While having a significant effect on the flavour of food products, acidulants perform a variety of other beneficial functions:
- Taste: The sharpness in the taste of any food is due to the presence of food acids. All fruits have these acids in some quantity and the result is the typical acidic taste normally associated with fruit.
- Enhance fruit flavours: Naturally occurring food acids are citric acid, malic acid and tartaric acid. They are also called wholesome acids. They are found in oranges, grapefruits, pineapples, apples, peaches and other seeded fruits. Tartaric acid is found in grapes, pineapples and potatoes. Without the presence of these acids, fruits may taste bland.
- Antimicrobial effect: Some acids, such as acetic acid, have an anti-microbial effect and are the basis for preservation by fermentation in products such as sauerkraut and pickles.
- Reduce spoilage: The use of acids to reduce pH retards the growth of many spoilage organisms, especially bacteria, and also increases the effectiveness of food preservatives such as benzoates, sorbates and propionates.
- Prevents discolouration: Acidification also retards the action of many natural enzymes that are involved in the discolouration of cut fruit and vegetables, and increases the effectiveness of natural and added antioxidants.
- Synergistic effect with Antioxidants: Some acids, such as citric acid, exert a synergistic effect with antioxidants through their ability to chelate metal ions that catalyse oxidation and bring about rancidity and deterioration.
- pH Control: Acids are also used for pH control, particularly when the pH needs to be controlled to obtain the best gel strength in products such as pectin jellies and jams.
- Buffering: Some products, particularly diet beverages, require some buffering to improve flavour. The addition of a small amount of ADM Sodium Citrate can often enhance flavour
The main acidulants offered by HWL are:
- Adipic acid
- Citric acid
- Glucono delta lactone (GDL)
- Tartaric acid
Adipic acid is characterised by being a stable powder and is slightly soluble in water. It has a pH of 2.86 at 0.6% and is used in powdered drinks, beverages, gelatine desserts and vegetables. It can also be used as a leavening acidulant in baking powder and as a buffering agent to maintain acidity within a pH range of 2.5 to 3.0.
Citric acid is the dominant acid in orange juice, lemons and limes. It exists in either anhydrous or monohydrate forms. Typically it is sold as a powder or as a fine granular crystal.
Anhydrous citric acid is very soluble in water and has a pH of 2.3 for a 1% solution. It is relatively hygroscopic and has a strong acid tart flavour. It is used as an acidulant in fruit drinks and carbonated beverages at 0.25 to 0.4%. It is often used in combination with antioxidants in the processing of fresh frozen fruits to prevent discolouration.
An acidulant often abbreviated to GDL. (Not to be confused with Glucoronolactone, D-glucorono-3,6-lactone, or DGL).

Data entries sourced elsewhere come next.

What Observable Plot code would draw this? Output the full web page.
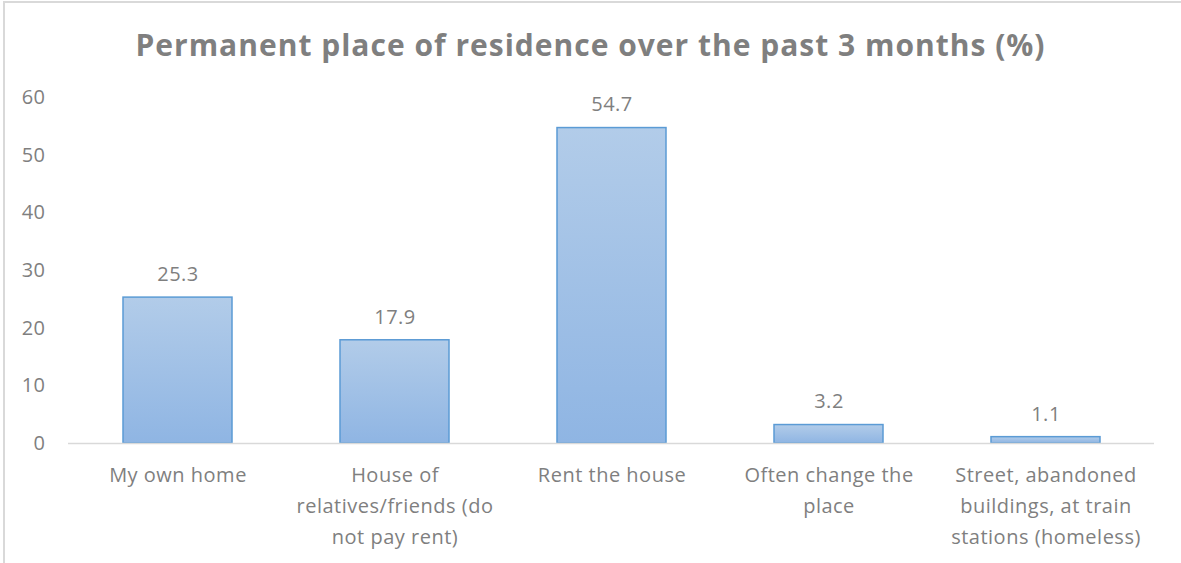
<!DOCTYPE html>
<html><head><meta charset="utf-8">
<script src="https://cdn.jsdelivr.net/npm/d3@7"></script>
<script src="https://cdn.jsdelivr.net/npm/@observablehq/plot@0.6"></script>
<style>
body{margin:0;background:#fff;}
#wrap{position:relative;width:1181px;height:563px;overflow:hidden;background:#fff;}
#frame{position:absolute;left:3px;top:1px;width:1300px;height:700px;border-left:2px solid #d9d9d9;border-top:2px solid #d9d9d9;box-sizing:border-box;}
#title{position:absolute;left:0;top:27px;width:1181px;text-align:center;font-family:"Open Sans",sans-serif;font-weight:bold;font-size:30px;line-height:36px;letter-spacing:1px;color:#7f7f7f;}
#chart{position:absolute;left:0;top:0;}
</style></head>
<body>
<div id="wrap"><div id="frame"></div><div id="title">Permanent place of residence over the past 3 months (%)</div><div id="chart"></div></div>
<script>
const categories = ["My own home", "House of relatives/friends (do not pay rent)", "Rent the house", "Often change the place", "Street, abandoned buildings, at train stations (homeless)"];
const tickLabels = ["My own home", "House of\nrelatives/friends (do\nnot pay rent)", "Rent the house", "Often change the\nplace", "Street, abandoned\nbuildings, at train\nstations (homeless)"];
const values = [25.3, 17.9, 54.7, 3.2, 1.1];
const yTicks = [0, 10, 20, 30, 40, 50, 60];

const data = categories.map((c, i) => ({category: c, value: values[i]}));
const labelOf = new Map(categories.map((c, i) => [c, tickLabels[i]]));

const plot = Plot.plot({
  width: 1181, height: 563,
  marginTop: 97, marginBottom: 120, marginLeft: 68, marginRight: 27,
  style: {fontFamily: "'Open Sans', sans-serif", fontSize: "20px", letterSpacing: "0.5px", color: "#7f7f7f", background: "transparent", overflow: "visible"},
  x: {domain: categories, paddingInner: 0.5, paddingOuter: 0.25, label: null},
  y: {domain: [0, 60], label: null},
  marks: [
    Plot.axisY({ticks: yTicks, tickSize: 0, tickPadding: 23, fontSize: 20, fill: "#7f7f7f", label: null}),
    Plot.axisX({tickSize: 0, tickPadding: 16, tickFormat: d => labelOf.get(d), fontSize: 20, lineHeight: 1.55, fill: "#7f7f7f", label: null}),
    Plot.barY(data, {x: "category", y: "value", fill: "url(#barGrad)", stroke: "#5b9bd5", strokeWidth: 1.5}),
    Plot.ruleY([0], {stroke: "#d9d9d9", strokeWidth: 1.5}),
    Plot.text(data, {x: "category", y: "value", text: d => d.value.toFixed(1), dy: -23, fontSize: 20, fill: "#7f7f7f"})
  ]
});
const defs = d3.select(plot).insert("defs", ":first-child");
const g = defs.append("linearGradient").attr("id", "barGrad").attr("x1", 0).attr("y1", 0).attr("x2", 0).attr("y2", 1);
g.append("stop").attr("offset", "0%").attr("stop-color", "#b2cce9");
g.append("stop").attr("offset", "100%").attr("stop-color", "#8fb5e3");
document.getElementById("chart").appendChild(plot);
</script>
</body></html>
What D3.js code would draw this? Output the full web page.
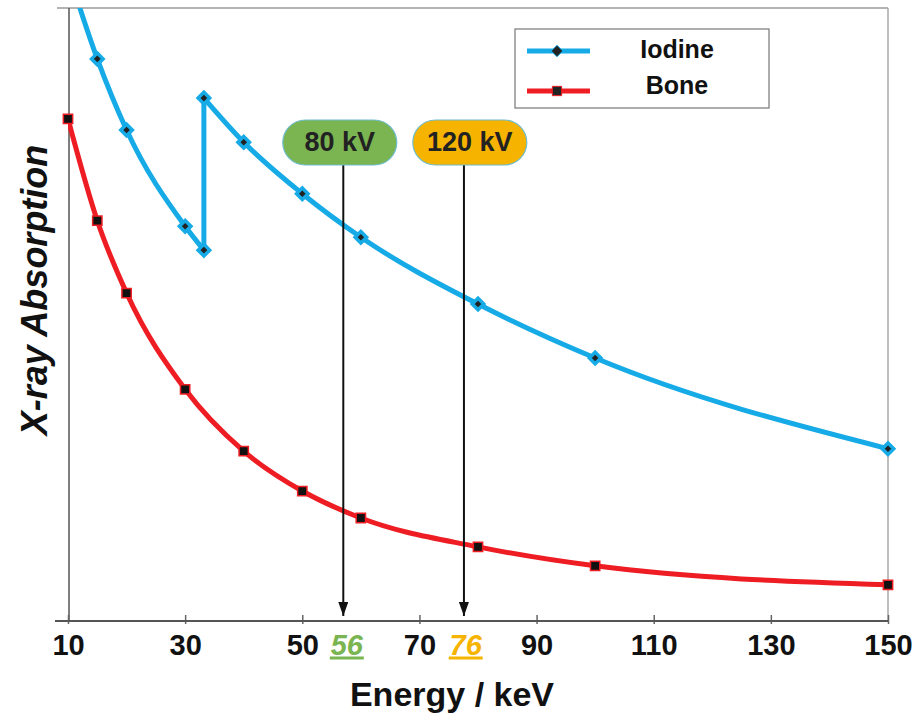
<!DOCTYPE html>
<html>
<head>
<meta charset="utf-8">
<script src="https://cdn.jsdelivr.net/npm/d3@7"></script>
<style>
  html, body { margin: 0; padding: 0; background: #fff; }
  svg { display: block; font-family: "Liberation Sans", Arial, Helvetica, sans-serif; }
</style>
</head>
<body>
<svg id="chart" width="917" height="719"></svg>
<script>
// ---------- data ----------
const iodineEnergy = [10, 15, 20, 30, 33.2, 33.2, 40, 50, 60, 80, 100, 150];
const iodineValue  = [106, 91.7, 80.1, 64.4, 60.5, 85.3, 78.1, 69.7, 62.6, 51.7, 42.9, 28.1];
const boneEnergy   = [10, 15, 20, 30, 40, 50, 60, 80, 100, 150];
const boneValue    = [81.9, 65.3, 53.5, 37.8, 27.7, 21.2, 16.8, 12.1, 9.0, 5.9];
const xTickValues  = [10, 30, 50, 70, 90, 110, 130, 150];
const kvLabels     = ["80 kV", "120 kV"];
const kvColors     = ["#7ab551", "#f6b300"];
const effEnergy    = ["56", "76"];
const arrowEnergy  = [57.0, 77.6];
const pillEnergy   = [56.4, 78.6];
const effLabelPos  = [57.6, 77.9];
const seriesNames  = ["Iodine", "Bone"];
const seriesColors = ["#16abe6", "#ee1d23"];

(function () {
// ---------- layout ----------
const svg = d3.select("#chart");
const mLeft = 68, mRight = 888, mTop = 8, mBottom = 621;
const x = d3.scaleLinear().domain([10, 150]).range([mLeft, mRight]);
const y = d3.scaleLinear().domain([0, 100]).range([mBottom, mTop]);

const defs = svg.append("defs");
defs.append("clipPath").attr("id", "plotClip")
  .append("rect").attr("x", mLeft).attr("y", mTop).attr("width", mRight - mLeft).attr("height", mBottom - mTop);

// frame lines
svg.append("line").attr("x1", mLeft - 11).attr("x2", mRight).attr("y1", mTop).attr("y2", mTop)
  .attr("stroke", "#9a9a9a").attr("stroke-width", 1.5);
svg.append("line").attr("x1", mRight).attr("x2", mRight).attr("y1", mTop).attr("y2", mBottom)
  .attr("stroke", "#a8a8a8").attr("stroke-width", 1.5);
svg.append("line").attr("x1", mLeft + 1).attr("x2", mLeft + 1).attr("y1", mTop).attr("y2", mBottom)
  .attr("stroke", "#555").attr("stroke-width", 1.5);

// x axis
const xAxis = d3.axisBottom(x).tickValues(xTickValues).tickSizeInner(-6).tickSizeOuter(0).tickFormat(d3.format("d"));
const gx = svg.append("g").attr("transform", `translate(0,${mBottom})`).call(xAxis);
gx.select(".domain").remove();
gx.selectAll(".tick line").attr("stroke", "#666").attr("stroke-width", 1.5).attr("y1", 3);
gx.selectAll(".tick text")
  .attr("y", 34).attr("dy", null)
  .attr("font-size", 29).attr("font-weight", "bold").attr("fill", "#111")
  .attr("font-family", "'Liberation Sans', Arial, sans-serif");
svg.append("line").attr("x1", mLeft - 13).attr("x2", mRight).attr("y1", mBottom).attr("y2", mBottom)
  .attr("stroke", "#555").attr("stroke-width", 1.8);

// axis titles
svg.append("text").attr("x", 452).attr("y", 706).attr("text-anchor", "middle")
  .attr("font-size", 34).attr("font-weight", "bold").attr("fill", "#111").text("Energy / keV");
svg.append("text").attr("transform", "translate(47,290) rotate(-90)").attr("text-anchor", "middle")
  .attr("font-size", 36).attr("font-weight", "bold").attr("font-style", "italic").attr("fill", "#111")
  .text("X-ray Absorption");

// lines
const iodine = iodineEnergy.map((e, i) => [e, iodineValue[i]]);
const bone = boneEnergy.map((e, i) => [e, boneValue[i]]);
const smooth = d3.line().x(d => x(d[0])).y(d => y(d[1])).curve(d3.curveMonotoneX);
const straight = d3.line().x(d => x(d[0])).y(d => y(d[1]));

// split iodine at the K-edge (repeated energy)
const edgeIdx = iodine.findIndex((d, i) => i > 0 && d[0] === iodine[i - 1][0]);
const iodinePre = iodine.slice(0, edgeIdx);
const iodineEdge = iodine.slice(edgeIdx - 1, edgeIdx + 1);
const iodinePost = iodine.slice(edgeIdx);

const plot = svg.append("g").attr("clip-path", "url(#plotClip)");
const stroke = (sel, c) => sel.attr("fill", "none").attr("stroke", c).attr("stroke-width", 5)
  .attr("stroke-linejoin", "round").attr("stroke-linecap", "round");
stroke(plot.append("path").datum(bone).attr("d", smooth), seriesColors[1]);
stroke(plot.append("path").datum(iodinePre).attr("d", smooth), seriesColors[0]);
stroke(plot.append("path").datum(iodineEdge).attr("d", straight), seriesColors[0]);
stroke(plot.append("path").datum(iodinePost).attr("d", smooth), seriesColors[0]);

const inRange = d => d[1] <= 100;
const diamond = d3.symbol().type(d3.symbolDiamond2).size(85);
const square = d3.symbol().type(d3.symbolSquare2).size(110);

const marks = svg.append("g");
marks.selectAll(".bm").data(bone.filter(inRange)).join("path")
  .attr("transform", d => `translate(${x(d[0])},${y(d[1])})`)
  .attr("d", square).attr("fill", "#111").attr("stroke", seriesColors[1]).attr("stroke-width", 1.5);
marks.selectAll(".im").data(iodine.filter(inRange)).join("path")
  .attr("transform", d => `translate(${x(d[0])},${y(d[1])})`)
  .attr("d", diamond).attr("fill", "#222").attr("stroke", seriesColors[0]).attr("stroke-width", 3.5);

// annotations: arrows
defs.append("marker").attr("id", "arrowHead")
  .attr("viewBox", "0 0 14 10").attr("refX", 14).attr("refY", 5)
  .attr("markerWidth", 14).attr("markerHeight", 10).attr("markerUnits", "userSpaceOnUse")
  .attr("orient", "auto")
  .append("path").attr("d", "M0,0 L14,5 L0,10 z").attr("fill", "#111");

kvLabels.forEach((lab, i) => {
  const ax = x(arrowEnergy[i]);
  svg.append("line").attr("x1", ax).attr("x2", ax).attr("y1", 165).attr("y2", 616)
    .attr("stroke", "#111").attr("stroke-width", 2).attr("marker-end", "url(#arrowHead)");
  const px = x(pillEnergy[i]);
  svg.append("rect").attr("x", px - 57).attr("y", 120).attr("width", 114).attr("height", 45)
    .attr("rx", 22.5).attr("ry", 22.5).attr("fill", kvColors[i]).attr("stroke", "#6fbccc").attr("stroke-width", 1.2);
  svg.append("text").attr("x", px).attr("y", 151).attr("text-anchor", "middle")
    .attr("font-size", 27).attr("font-weight", "bold").attr("fill", "#222").text(lab);
  const lx = x(effLabelPos[i]);
  svg.append("text").attr("x", lx).attr("y", 655).attr("text-anchor", "middle")
    .attr("font-size", 29).attr("font-weight", "bold").attr("font-style", "italic")
    .attr("fill", kvColors[i]).text(effEnergy[i]);
  svg.append("line").attr("x1", lx - 17).attr("x2", lx + 17).attr("y1", 658).attr("y2", 658)
    .attr("stroke", kvColors[i]).attr("stroke-width", 3);
});

// legend
const lg = svg.append("g");
lg.append("rect").attr("x", 515).attr("y", 29).attr("width", 254).attr("height", 79)
  .attr("fill", "#fff").attr("stroke", "#777").attr("stroke-width", 1.2);
const legendY = [51, 91];
seriesNames.forEach((name, i) => {
  lg.append("line").attr("x1", 527).attr("x2", 590).attr("y1", legendY[i]).attr("y2", legendY[i])
    .attr("stroke", seriesColors[i]).attr("stroke-width", 5);
  lg.append("path").attr("transform", `translate(557,${legendY[i]})`)
    .attr("d", i === 0 ? diamond : square)
    .attr("fill", "#222").attr("stroke", seriesColors[i]).attr("stroke-width", 1);
  lg.append("text").attr("x", 677).attr("y", legendY[i] + (i === 0 ? 7 : 3))
    .attr("text-anchor", "middle").attr("font-size", 25).attr("font-weight", "bold").attr("fill", "#111")
    .text(name);
});
})();
</script>
</body>
</html>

It hydrolyses to form gluconic acid in water and thereby creates the desired pH. The rate of acid formation is affected by temperature, concentration and the pH of the solution. It has low acid release at room temperature and accelerates the conversion to gluconic acid as the temperature increases. It is readily soluble in water and is used a chemical leavening agent in tofu and also as a pH modifier in smallgoods such as sausages and frankfurters. It is thought to be one of the best acids to reduce pH without giving an excessive acidic flavour profile to the food product.
Tartaric acid is an acidulant derived from grapes and is very soluble in water. It has a slightly tarter taste profile than citric acid and is often used in grape and lime flavoured beverages. Tartaric acid is available in a medium granular form and complies with the FCC standards.